In her posts, Brodie said there are “zero” confirmed child burial sites at the former residential school in Kamloops, B.C. Brodie’s post stated: “The number of confirmed child burials at the former Kamloops Indian Residential School site is zero . . . No one should be afraid of the truth. Not lawyers, their governing bodies, or anyone else.”

The Kamloops Indian Residential School which was recently made a national historic site.
Archives Deschâtelets-NDC, Richelieu photo via Wikipedia
Apparently at issue for Brodie is the wordage around the discovery of 215 remains in unmarked graves by ground-penetrating radar undertaken at the behest of the Tkʼemlúps te Secwépemc in 2021 which for her does not technically “confirm” the children’s remains.

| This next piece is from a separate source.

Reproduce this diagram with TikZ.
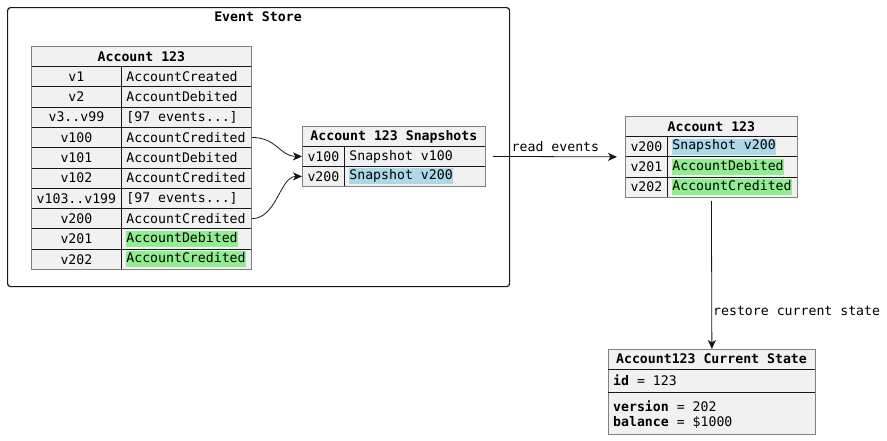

Brodie’s post on the social media platform X was called “racist denialist rhetoric” by Grand Chief Stewart Phillip, president of the Union of B.C. Indian Chiefs.
In a statement Monday he went on to say, “The comments made by Ms. Brodie are deeply disturbing, and ignore the ample physical, archival, and testimonial evidence which detail horrific human rights abuses and atrocities against Indigenous peoples at residential schools.”
Within the party BC Conservative house leader and Chilliwack-Cultus Lake MLA, herself First Nations, Á’a:líya Warbus wrote on X, “Inform yourself, get the latest facts, research AND talk to survivors. Questioning the narratives of people who lived and survived these atrocities, is nothing but harmful and taking us backward in reconciliation,” she wrote.
The divisions within the party have led to calls for Rustad’s removal as party leader by former party members. The party will be holding its annual general meeting in Nanaimo this weekend from Feb. 28 to March 2.